Comment vous voyez l’avenir d’Haïti compte tenu de ce que vous faîtes avec Solidarité laïque ?
Junior :
Haïti reste pour moi un grand pays, avec un grand peuple, on doit rester optimiste. Aujourd’hui, on connaît une certaine hémorragie, un grand nombre de personnes ne voyant pas comment élever leurs enfants dans la situation actuelle.
Tant que l’éducation sera là, qu’il y aura de plus en plus d’écoles, on formera les citoyens et citoyennes de demain.
Tout cela doit nous permettre de changer la situation. On vit des moments chaotiques, certes, mais pour un peuple qui a connu la Guerre d’Indépendance de 1804, on se dit que ce que nous faisons avec Solidarité Laïque et nos partenaires, c’est s’inscrire dans le futur du pays.
Le peuple dira à un moment : ça suffit et on pourra co-construire un avenir démocratique. C’est par l’éducation que l’on y arrivera notamment dans ces zones éloignées du pays qui n’avaient jusqu’alors jamais eu d’écoles.
L’éducation doit permettre de construire une maturité politique de la population et cela commence dès le plus jeune âge.
Combien de temps cela prendra-t-il ? Je ne sais pas mais il faut rester optimiste. La « Perle des Antilles » doit reprendre sa place sur le banc des nations.
Pascal :
Haïti a une grande histoire et a toujours été une terre d’accueil ayant soutenu de nombreux pays notamment en Amérique latine. Par exemple, les africains n’ont pas besoin de visas pour venir dans notre pays, c’est inscrit dans la Constitution.
Je suis, pour ma part, optimiste à court et moyen terme et encore plus à long terme.

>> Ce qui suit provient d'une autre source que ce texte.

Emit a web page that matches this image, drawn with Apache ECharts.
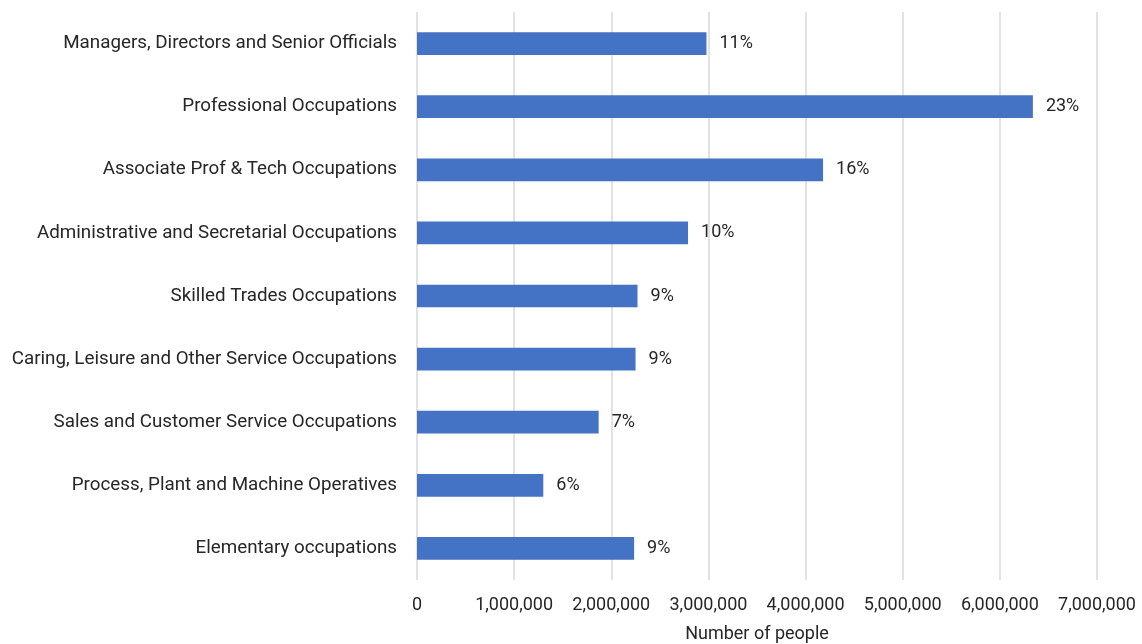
<!DOCTYPE html>
<html>
<head>
<meta charset="utf-8">
<script src="https://cdn.jsdelivr.net/npm/echarts@6/dist/echarts.min.js"></script>
<style>
  html, body { margin: 0; padding: 0; background: #fff; }
  #chart { width: 1142px; height: 644px; }
</style>
</head>
<body>
<div id="chart"></div>
<script>
// Occupation groups, top to bottom
const occupations = [
  'Managers, Directors and Senior Officials',
  'Professional Occupations',
  'Associate Prof & Tech Occupations',
  'Administrative and Secretarial Occupations',
  'Skilled Trades Occupations',
  'Caring, Leisure and Other Service Occupations',
  'Sales and Customer Service Occupations',
  'Process, Plant and Machine Operatives',
  'Elementary occupations'
];

// Number of people in each group
const people = [2980000, 6340000, 4180000, 2790000, 2270000, 2250000, 1870000, 1300000, 2235000];

// Share of all people, shown beside each bar
const shares = ['11%', '23%', '16%', '10%', '9%', '9%', '7%', '6%', '9%'];

const FONT = 'Roboto, "Noto Sans", sans-serif';
const TEXT = '#262626';
const SIZE = 18;

const chart = echarts.init(document.getElementById('chart'), null, { renderer: 'canvas' });

chart.setOption({
  animation: false,
  grid: {
    left: 417, right: 45, top: 12, bottom: 64,
    containLabel: false,
    outerBoundsMode: 'none'
  },
  xAxis: {
    type: 'value',
    min: 0,
    max: 7000000,
    interval: 1000000,
    name: 'Number of people',
    nameLocation: 'middle',
    nameGap: 45,
    nameTextStyle: { fontFamily: FONT, fontSize: SIZE, color: TEXT },
    axisLine: { show: false },
    axisTick: { show: false },
    axisLabel: {
      fontFamily: FONT, fontSize: SIZE, color: TEXT, margin: 16,
      formatter: v => v.toLocaleString('en-US')
    },
    splitLine: { show: true, lineStyle: { color: '#d9d9d9', width: 1.5 } }
  },
  yAxis: {
    type: 'category',
    data: occupations,
    inverse: true,
    axisLine: { show: false },
    axisTick: { show: false },
    axisLabel: { fontFamily: FONT, fontSize: 18.8, color: TEXT, margin: 20 }
  },
  series: [{
    type: 'bar',
    data: people,
    barWidth: '36%',
    itemStyle: { color: '#4472C4' },
    label: {
      show: true,
      position: 'right',
      distance: 13,
      fontFamily: FONT,
      fontSize: SIZE,
      color: TEXT,
      formatter: p => shares[p.dataIndex]
    }
  }]
});
</script>
</body>
</html>
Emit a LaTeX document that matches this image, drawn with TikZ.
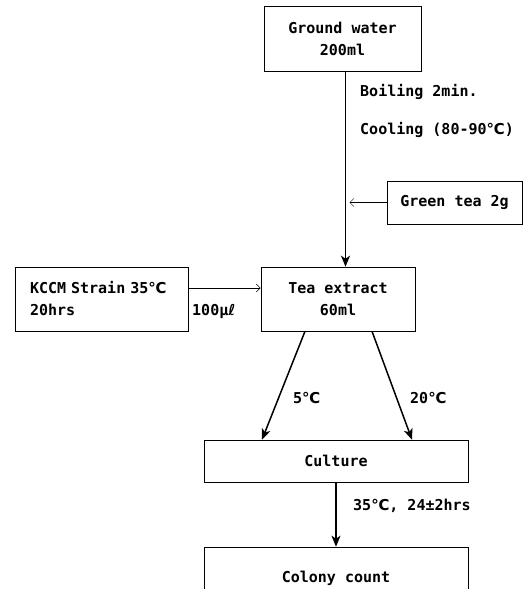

Un comité de transition a été mis en place regroupant plusieurs partis politiques. Les forces de l’ordre commencent à reprendre le contrôle sur Port-Au-Prince donc une certaine forme de normalité se met en place. Les institutions vont reprendre tôt ou tard le dessus. Pour moi, enfin, le fort patriotisme autour de la culture haïtienne qui est notre identité va permettre de construire ce futur.